Below-normal rainfall in the southern peninsula in Kerala, Karnataka, Tamil Nadu and Andhra Pradesh is a cause for concern as it might impact agricultural output in these states. Parts of Maharashtra, Gujarat and north east India will see deficit rainfall in August.

“Southern and central parts of Madhya Pradesh and south Chhattisgarh will receive good rains throughout the four months,” Mahesh Palawat, chief meteorologist with Skymet Weather, said.

June will see excess rainfall to the tune of 111% of the June LPA. Rains are expected to dip in July and August, with rainfall being 97% and 96% of the LPA respectively.

The met department’s ENSO prediction show that La Niña conditions, which refers to the persistent cooling in the central and eastern Tropical Pacific ocean, are prevailing at the moment. Abnormal warming in the same region creates El Niño conditions.

“Generally when La Nina conditions prevail, the monsoon is good,” DS Pai, a senior scientist at IMD Pune, said.

The IOD refers to an irregular oscillation in sea-surface temperatures in different parts of the Indian ocean. Above-average temperatures in the western Indian Ocean with corresponding below average temperatures in the eastern Indian ocean is termed as a “positive” phase. A positive phase of the IOD is linked with a good monsoon.

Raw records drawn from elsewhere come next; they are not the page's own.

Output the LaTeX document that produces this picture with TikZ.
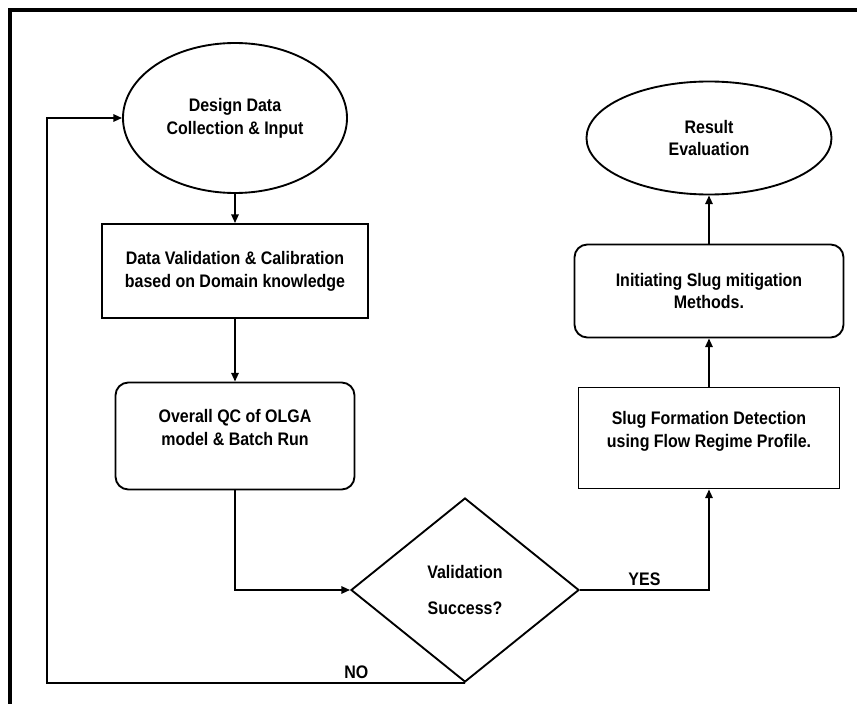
\documentclass[tikz,border=0pt]{standalone}
\usepackage{fontspec}
\setmainfont{Liberation Sans}[FakeStretch=0.88]
\usetikzlibrary{positioning, shapes.geometric, arrows.meta}

\begin{document}
\begin{tikzpicture}[
                x=0.03cm, y=-0.03cm,
                % Node styles
                box/.style={draw, line width=1.6pt, align=center, inner sep=2pt, font=\fontsize{15.5}{19.5}\selectfont\bfseries},
                proc/.style={box},
                rproc/.style={box, rounded corners=11pt},
                term/.style={box, ellipse, inner sep=0pt},
                decision/.style={box, diamond, inner sep=0pt, minimum width=6.84cm, minimum height=5.52cm},
                answer/.style={font=\fontsize{15.5}{19.5}\selectfont\bfseries, inner sep=3pt},
                % Arrow styles
                flow/.style={-{Triangle[length=2.6mm, width=2.2mm]}, line width=1.6pt},
            ]
                \useasboundingbox (0,0) rectangle (857,704);

                % Outer frame
                \draw[line width=2.6pt] (10,704) -- (10,10) -- (857,10);

                % Left column
                \node[term, minimum width=6.72cm, minimum height=4.5cm] (design) at (235,118) {Design Data\\Collection \& Input};
                \node[proc, minimum width=7.98cm, minimum height=2.82cm] (calib) at (235,271) {Data Validation \& Calibration\\based on Domain knowledge};
                \node[rproc, minimum width=7.17cm, minimum height=3.21cm] (qc) at (235,436) {Overall QC of OLGA\\model \& Batch Run\\[-5pt]\mbox{}};

                % Decision
                \node[decision] (valid) at (465,590) {Validation\\[12pt]Success?};

                % Right column
                \node[proc, minimum width=7.83cm, minimum height=3.03cm] (slug) at (709,438) {Slug Formation Detection\\using Flow Regime Profile.\\[-5pt]\mbox{}};
                \node[rproc, minimum width=8.07cm, minimum height=2.79cm] (mitig) at (709,291) {Initiating Slug mitigation\\Methods.};
                \node[term, minimum width=7.35cm, minimum height=3.39cm] (result) at (709,138) {Result\\Evaluation};

                % Main flow
                \draw[flow] (design) -- (calib);
                \draw[flow] (calib) -- (qc);
                \draw[flow] (qc.south) |- (valid.west);
                \draw[flow] (valid.east) -| node[answer, pos=0.25, above] {YES} (slug.south);
                \draw[flow] (slug) -- (mitig);
                \draw[flow] (mitig) -- (result);

                % Loop back
                \coordinate (back) at (47,683);
                \draw[flow] (valid.south) -- node[answer, pos=0.26, above] {NO} (back) |- (design.west);
            \end{tikzpicture}
\end{document}
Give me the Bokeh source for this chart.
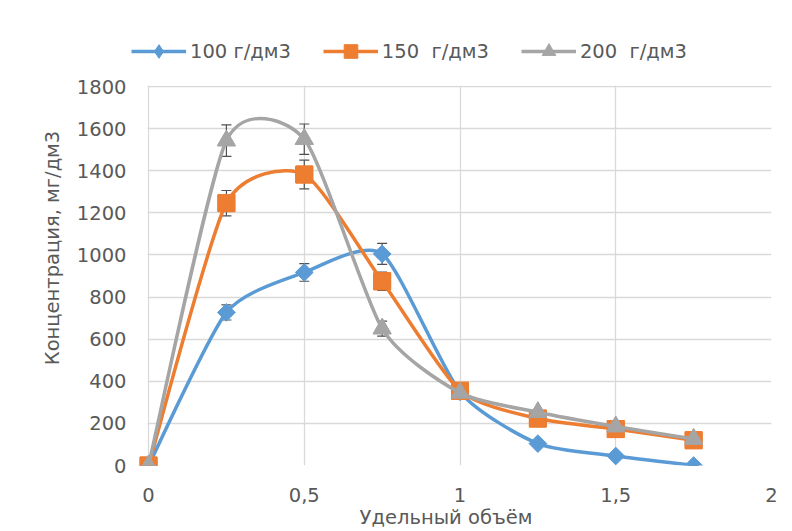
from bokeh.plotting import figure
from bokeh.models import (ColumnDataSource, Range1d, FixedTicker, CustomJSTickFormatter,
                          Whisker, TeeHead, Legend, LegendItem, BoxAnnotation)
from bokeh.embed import file_html
from bokeh.resources import INLINE

# ---- data ----
x_vals = [0, 0.25, 0.5, 0.75, 1.0, 1.25, 1.5, 1.75]
c100 = [0, 727, 917, 1005, 350, 104, 45, 0]
c150 = [0, 1246, 1382, 875, 355, 223, 173, 120]
c200 = [0, 1543, 1550, 650, 345, 253, 185, 126]
err100 = [0, 36, 42, 50, 0, 0, 0, 0]
err150 = [0, 60, 68, 43, 0, 0, 0, 0]
err200 = [0, 75, 72, 36, 0, 0, 0, 0]
labels = ["100 г/дм3", "150  г/дм3", "200  г/дм3"]
colors = ["#5B9BD5", "#ED7D31", "#A5A5A5"]
x_ticks = [0, 0.5, 1, 1.5, 2]
y_ticks = list(range(0, 1801, 200))

FONT = "DejaVu Sans"
FS = "19.5px"
TXT = "#595959"
GRID = "#d9d9d9"


def smooth_segments(xs, ys, f=0.11):
    n = len(xs)
    d = dict(x0=[], y0=[], x1=[], y1=[], cx0=[], cy0=[], cx1=[], cy1=[])
    for i in range(n - 1):
        xp, yp = (xs[i - 1], ys[i - 1]) if i > 0 else (xs[i], ys[i])
        xn2, yn2 = (xs[i + 2], ys[i + 2]) if i + 2 < n else (xs[i + 1], ys[i + 1])
        d["x0"].append(xs[i]); d["y0"].append(ys[i])
        d["x1"].append(xs[i + 1]); d["y1"].append(ys[i + 1])
        d["cx0"].append(xs[i] + (xs[i + 1] - xp) * f)
        d["cy0"].append(ys[i] + (ys[i + 1] - yp) * f)
        d["cx1"].append(xs[i + 1] - (xn2 - xs[i]) * f)
        d["cy1"].append(ys[i + 1] - (yn2 - ys[i]) * f)
    return d


# frame extends left of x=0 and above 1800 so the legend is not clipped;
# those strips are blanked out below.
p = figure(width=792, height=531, output_backend="svg", toolbar_location=None,
           x_range=Range1d(-0.09, 2), y_range=Range1d(0, 2066),
           min_border_left=120, min_border_right=21, min_border_top=30, min_border_bottom=66)
p.outline_line_color = None
p.background_fill_color = "white"
p.border_fill_color = "white"

for ax in (p.xaxis[0], p.yaxis[0]):
    ax.axis_line_color = None
    ax.major_tick_line_color = None
    ax.minor_tick_line_color = None
    ax.major_tick_out = 0
    ax.major_tick_in = 0
    ax.minor_tick_out = 0
    ax.major_label_text_font = FONT
    ax.major_label_text_font_size = FS
    ax.major_label_text_color = TXT
    ax.axis_label_text_font = FONT
    ax.axis_label_text_font_size = FS
    ax.axis_label_text_color = TXT
    ax.axis_label_text_font_style = "normal"

p.xaxis.ticker = FixedTicker(ticks=x_ticks)
p.yaxis.ticker = FixedTicker(ticks=y_ticks)
p.xaxis.formatter = CustomJSTickFormatter(code="return String(tick).replace('.', ',');")
p.xaxis.axis_label = "Удельный объём"
p.yaxis.axis_label = "Концентрация, мг/дм3"
p.xaxis.major_label_standoff = 22
p.xaxis.axis_label_standoff = 1
p.yaxis.major_label_standoff = -6
p.yaxis.axis_label_standoff = 10

p.xgrid.grid_line_color = GRID
p.ygrid.grid_line_color = GRID
p.xgrid.grid_line_width = 1.3
p.ygrid.grid_line_width = 1.3

for box in (BoxAnnotation(bottom=y_ticks[-1] + 4), BoxAnnotation(right=x_ticks[0] - 0.003)):
    box.fill_color = "white"
    box.fill_alpha = 1
    box.line_alpha = 0
    box.level = "underlay"
    p.add_layout(box)

marker_specs = [("square", 12.5, 0.785398), ("square", 17, 0.0), ("triangle", 18, 0.0)]
legend_markers = [("diamond", 11), ("square", 17), ("triangle", 18)]

items = []
for ys, errs, lab, col, (mk, size, ang), (lmk, lsize) in zip(
        [c100, c150, c200], [err100, err150, err200],
        labels, colors, marker_specs, legend_markers):
    seg = ColumnDataSource(smooth_segments(x_vals, ys))
    br = p.bezier(x0="x0", y0="y0", x1="x1", y1="y1", cx0="cx0", cy0="cy0",
                  cx1="cx1", cy1="cy1", source=seg, line_color=col, line_width=3.5)
    src = ColumnDataSource(dict(x=x_vals, y=ys,
                                up=[a + b for a, b in zip(ys, errs)],
                                lo=[a - b for a, b in zip(ys, errs)]))
    # marker used for the legend (hidden beneath the plotted markers)
    lr = p.scatter(x="x", y="y", source=src, marker=lmk, size=lsize,
                   fill_color=col, line_color=col)
    sr = p.scatter(x="x", y="y", source=src, marker=mk, size=size, angle=ang,
                   fill_color=col, line_color=col)
    w = Whisker(base="x", upper="up", lower="lo", source=src,
                line_color="#505050", line_width=1.2,
                upper_head=TeeHead(size=10, line_color="#505050", line_width=1.2),
                lower_head=TeeHead(size=10, line_color="#505050", line_width=1.2))
    p.add_layout(w)
    items.append(LegendItem(label=lab, renderers=[br, lr]))

leg = Legend(items=items, orientation="horizontal", location=(11, 397),
             glyph_width=55, glyph_height=34, label_standoff=4, spacing=32,
             padding=0, margin=0, border_line_color=None, background_fill_alpha=0,
             label_text_font=FONT, label_text_font_size=FS, label_text_color=TXT)
p.add_layout(leg, "center")

open("out.html", "w").write(file_html(p, INLINE))
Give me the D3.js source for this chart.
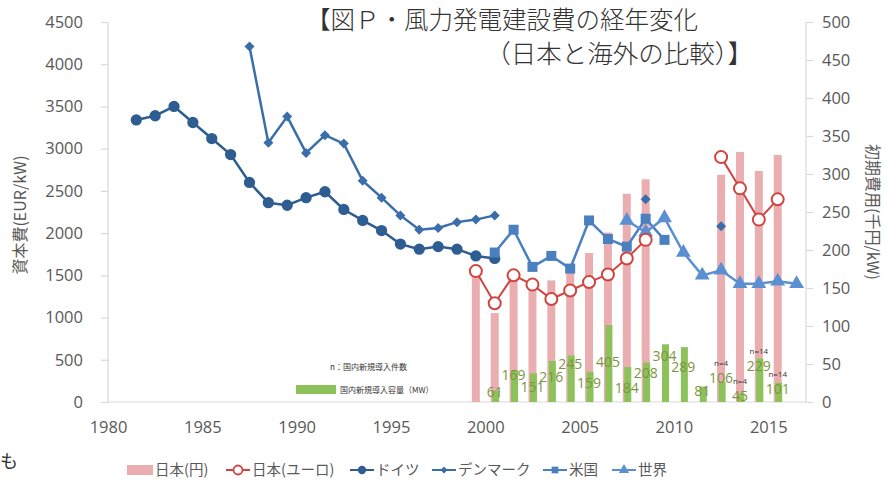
<!DOCTYPE html>
<html>
<head>
<meta charset="utf-8">
<script src="https://cdn.jsdelivr.net/npm/d3@7"></script>
<style>
  body { margin: 0; background: #fff; }
  text { font-family: "Noto Sans CJK JP", "Noto Sans", sans-serif; }
</style>
</head>
<body>
<div id="chart"></div>
<script>
// ---- data ----
const germanyYears = [1981, 1982, 1983, 1984, 1985, 1986, 1987, 1988, 1989, 1990, 1991, 1992, 1993, 1994, 1995, 1996, 1997, 1998, 1999, 2000];
const germanyEur = [3340, 3390, 3500, 3310, 3120, 2930, 2600, 2360, 2330, 2420, 2490, 2280, 2150, 2030, 1870, 1810, 1840, 1810, 1730, 1700];

const denmarkYears = [1987, 1988, 1989, 1990, 1991, 1992, 1993, 1994, 1995, 1996, 1997, 1998, 1999, 2000, 2008, 2012];
const denmarkEur = [4210, 3070, 3380, 2950, 3160, 3060, 2620, 2420, 2210, 2040, 2060, 2130, 2160, 2210, 2400, 2080];

const usaYears = [2000, 2001, 2002, 2003, 2004, 2005, 2006, 2007, 2008, 2009];
const usaEur = [1770, 2040, 1600, 1730, 1580, 2150, 1930, 1840, 2170, 1920];

const worldYears = [2007, 2008, 2009, 2010, 2011, 2012, 2013, 2014, 2015, 2016];
const worldEur = [2150, 2010, 2180, 1770, 1500, 1560, 1400, 1400, 1430, 1400];

const japanYears = [1999, 2000, 2001, 2002, 2003, 2004, 2005, 2006, 2007, 2008, 2012, 2013, 2014, 2015];
const japanYen = [180, 117, 168, 152, 160, 180, 196, 223, 274, 293, 299, 329, 304, 325];
const japanEur = [1550, 1170, 1500, 1390, 1220, 1320, 1420, 1510, 1700, 1920, 2900, 2530, 2160, 2400];

const capYears = [2000, 2001, 2002, 2003, 2004, 2005, 2006, 2007, 2008, 2009, 2010, 2011, 2012, 2013, 2014, 2015];
const capMW = [61, 169, 151, 216, 245, 159, 405, 184, 208, 304, 289, 81, 106, 45, 229, 101];
const capCount = [null, null, null, null, null, null, null, null, null, null, null, null, 4, 4, 14, 14];

const xTicks = [1980, 1985, 1990, 1995, 2000, 2005, 2010, 2015];
const leftTicks = [0, 500, 1000, 1500, 2000, 2500, 3000, 3500, 4000, 4500];
const rightTicks = [0, 50, 100, 150, 200, 250, 300, 350, 400, 450, 500];

// label nudges (px) so the capacity numbers sit like in the original
const capLabelDy = [2, 5, 14, 16, 9, 11, 37, 21, 11, 12, 20, 4, -4, 3, 8, 6];

const width = 886, height = 482;
const plotL = 108, plotR = 806, plotT = 22, plotB = 402;

const svg = d3.select("#chart").append("svg")
  .attr("width", width)
  .attr("height", height);

const x = d3.scaleLinear().domain([1980, 2017]).range([plotL, plotR]);
const yL = d3.scaleLinear().domain([0, 4500]).range([plotB, plotT]);
const yR = d3.scaleLinear().domain([0, 500]).range([plotB, plotT]);
const yCap = d3.scaleLinear().domain([0, 2000]).range([plotB, plotT]);

const grey = "#595959";
const axisGrey = "#d9d9d9";

// ---- axes ----
const leftAxis = svg.append("g")
  .attr("transform", "translate(" + plotL + ",0)")
  .call(d3.axisLeft(yL).tickValues(leftTicks).tickFormat(d3.format("d")).tickSize(7).tickPadding(18));
const rightAxis = svg.append("g")
  .attr("transform", "translate(" + plotR + ",0)")
  .call(d3.axisRight(yR).tickValues(rightTicks).tickFormat(d3.format("d")).tickSize(7).tickPadding(9));
const bottomAxis = svg.append("g")
  .attr("transform", "translate(0," + plotB + ")")
  .call(d3.axisBottom(x).tickValues(xTicks).tickFormat(d3.format("d")).tickSize(0).tickPadding(19));

[leftAxis, rightAxis, bottomAxis].forEach(function(g) {
  g.select(".domain").attr("stroke", axisGrey).attr("stroke-width", 1.2);
  g.selectAll(".tick line").attr("stroke", axisGrey).attr("stroke-width", 1.2);
  g.selectAll(".tick text")
    .attr("fill", grey)
    .style("font-size", "16.5px")
    .style("font-family", "'Open Sans', 'Noto Sans', sans-serif");
});
bottomAxis.select(".domain").attr("d", "M" + plotL + ",0H" + plotR);
leftAxis.select(".domain").attr("d", "M0," + plotB + "V" + plotT);
rightAxis.select(".domain").attr("d", "M0," + plotB + "V" + plotT);

svg.append("text")
  .attr("transform", "translate(26," + 215 + ")rotate(-90)")
  .attr("text-anchor", "middle")
  .attr("fill", grey)
  .style("font-size", "16px")
  .text("資本費(EUR/kW)");

svg.append("text")
  .attr("transform", "translate(867," + 212 + ")rotate(90)")
  .attr("text-anchor", "middle")
  .attr("fill", grey)
  .style("font-size", "16px")
  .text("初期費用(千円/kW)");

// ---- bars ----
svg.append("g").selectAll("rect")
  .data(japanYears.map((d, i) => ({ year: d, v: japanYen[i] })))
  .enter()
  .append("rect")
  .attr("x", d => x(d.year + 0.5) - 4)
  .attr("width", 8)
  .attr("y", d => yR(d.v))
  .attr("height", d => plotB - yR(d.v))
  .attr("fill", "#eaaeb1");

svg.append("g").selectAll("rect")
  .data(capYears.map((d, i) => ({ year: d, v: capMW[i] })))
  .enter()
  .append("rect")
  .attr("x", d => x(d.year + 0.5) - 2.5)
  .attr("width", 7)
  .attr("y", d => yCap(d.v))
  .attr("height", d => plotB - yCap(d.v))
  .attr("fill", "#8dc25a");

svg.append("g").selectAll("text")
  .data(capYears.map((d, i) => ({ year: d, v: capMW[i], dy: capLabelDy[i] })))
  .enter()
  .append("text")
  .attr("x", d => x(d.year + 0.5))
  .attr("y", d => yCap(d.v) + d.dy + 5)
  .attr("text-anchor", "middle")
  .attr("fill", "#7b9546")
  .style("font-size", "14px")
  .style("font-family", "'Open Sans', sans-serif")
  .text(d => d.v);

svg.append("g").selectAll("text")
  .data(capYears.map((d, i) => ({ year: d, v: capMW[i], n: capCount[i], dy: capLabelDy[i] })).filter(d => d.n != null))
  .enter()
  .append("text")
  .attr("x", d => x(d.year + 0.5))
  .attr("y", d => yCap(d.v) + d.dy - 12)
  .attr("text-anchor", "middle")
  .attr("fill", "#333")
  .style("font-size", "8px")
  .style("font-family", "'Open Sans', sans-serif")
  .text(d => "n=" + d.n);

// ---- lines ----
function series(years, vals) {
  return years.map((d, i) => ({ year: d, v: vals[i] }));
}
// break the line where years are not consecutive
function segments(pts) {
  const out = [];
  pts.forEach(function(p, i) {
    if (i === 0 || p.year - pts[i - 1].year > 1) out.push([]);
    out[out.length - 1].push(p);
  });
  return out;
}

const line = d3.line()
  .x(d => x(d.year + 0.5))
  .y(d => yL(d.v));

const symbols = {
  circle: d3.symbol().type(d3.symbolCircle).size(100),
  diamond: d3.symbol().type(d3.symbolSquare).size(50),
  square: d3.symbol().type(d3.symbolSquare).size(100),
  triangle: d3.symbol().type(d3.symbolTriangle).size(95)
};

function drawSeries(pts, color, sym, rotate) {
  const g = svg.append("g");
  segments(pts).forEach(function(seg) {
    if (seg.length < 2) return;
    g.append("path")
      .attr("d", line(seg))
      .attr("fill", "none")
      .attr("stroke", color)
      .attr("stroke-width", 2.5);
  });
  g.selectAll(".m")
    .data(pts)
    .enter()
    .append("path")
    .attr("d", symbols[sym])
    .attr("transform", d => "translate(" + x(d.year + 0.5) + "," + yL(d.v) + ")" + (rotate ? "rotate(45)" : ""))
    .attr("fill", color);
}

drawSeries(series(germanyYears, germanyEur), "#2e5d91", "circle", false);
drawSeries(series(denmarkYears, denmarkEur), "#3a6eaa", "diamond", true);
drawSeries(series(usaYears, usaEur), "#4a7fc0", "square", false);
drawSeries(series(worldYears, worldEur), "#5b8fd2", "triangle", false);

// Japan in EUR: open red circles
const jp = series(japanYears, japanEur);
const jg = svg.append("g");
segments(jp).forEach(function(seg) {
  jg.append("path")
    .attr("d", line(seg))
    .attr("fill", "none")
    .attr("stroke", "#d0453f")
    .attr("stroke-width", 2);
});
jg.selectAll("circle")
  .data(jp)
  .enter()
  .append("circle")
  .attr("cx", d => x(d.year + 0.5))
  .attr("cy", d => yL(d.v))
  .attr("r", 6)
  .attr("fill", "#fff")
  .attr("stroke", "#d0453f")
  .attr("stroke-width", 2);

// ---- inner legend ----
svg.append("text")
  .attr("x", 330)
  .attr("y", 370)
  .attr("fill", "#333")
  .style("font-size", "8px")
  .text("n：国内新規導入件数");
svg.append("rect")
  .attr("x", 296)
  .attr("y", 385)
  .attr("width", 40)
  .attr("height", 9)
  .attr("fill", "#8dc25a");
svg.append("text")
  .attr("x", 340)
  .attr("y", 393)
  .attr("fill", "#333")
  .style("font-size", "8px")
  .text("国内新規導入容量（MW）");

// ---- bottom legend ----
const ly = 470;
const legendItems = [
  { label: "日本(円)", kind: "bar", x: 127 },
  { label: "日本(ユーロ)", kind: "open", x: 226 },
  { label: "ドイツ", kind: "circle", x: 350, color: "#2e5d91" },
  { label: "デンマーク", kind: "diamond", x: 432, color: "#3a6eaa" },
  { label: "米国", kind: "square", x: 543, color: "#4a7fc0" },
  { label: "世界", kind: "triangle", x: 612, color: "#5b8fd2" }
];

legendItems.forEach(function(it) {
  let tx;
  if (it.kind === "bar") {
    svg.append("rect")
      .attr("x", it.x).attr("y", ly - 5).attr("width", 26).attr("height", 10)
      .attr("fill", "#eaaeb1");
    tx = it.x + 28;
  } else {
    const c = it.kind === "open" ? "#d0453f" : it.color;
    svg.append("line")
      .attr("x1", it.x).attr("x2", it.x + 24)
      .attr("y1", ly).attr("y2", ly)
      .attr("stroke", c).attr("stroke-width", 2);
    if (it.kind === "open") {
      svg.append("circle")
        .attr("cx", it.x + 12).attr("cy", ly).attr("r", 4.5)
        .attr("fill", "#fff").attr("stroke", c).attr("stroke-width", 1.8);
    } else {
      const size = { circle: 55, diamond: 24, square: 45, triangle: 45 }[it.kind];
      const type = { circle: d3.symbolCircle, diamond: d3.symbolSquare, square: d3.symbolSquare, triangle: d3.symbolTriangle }[it.kind];
      svg.append("path")
        .attr("d", d3.symbol().type(type).size(size))
        .attr("transform", "translate(" + (it.x + 12) + "," + ly + ")" + (it.kind === "diamond" ? "rotate(45)" : ""))
        .attr("fill", c);
    }
    tx = it.x + 26;
  }
  svg.append("text")
    .attr("x", tx)
    .attr("y", ly + 5)
    .attr("fill", grey)
    .style("font-size", "14.5px")
    .text(it.label);
});

// ---- title ----
svg.append("text")
  .attr("x", 306)
  .attr("y", 29)
  .attr("fill", "#333")
  .style("font-size", "24.5px")
  .style("font-weight", 300)
  .text("【図Ｐ・風力発電建設費の経年変化");
svg.append("text")
  .attr("x", 753)
  .attr("y", 63)
  .attr("text-anchor", "end")
  .attr("fill", "#333")
  .style("font-size", "25.5px")
  .style("font-weight", 300)
  .text("（日本と海外の比較）】");

// stray character from the page the figure was cut from
svg.append("text")
  .attr("x", 0)
  .attr("y", 468)
  .attr("fill", "#333")
  .style("font-size", "18px")
  .text("も");
</script>
</body>
</html>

In March, neutral IOD conditions were present over the equatorial Indian Ocean, as temperatures were near normal across tropical Indian Ocean.

Skymet Weather, which was established in 2003, has overestimated monsoon rainfall in recent years. But its forecast for last year was spot on. In 2017, the actual rainfall was 95% of the LPA.

IMD’s first monsoon forecast is expected by mid-April.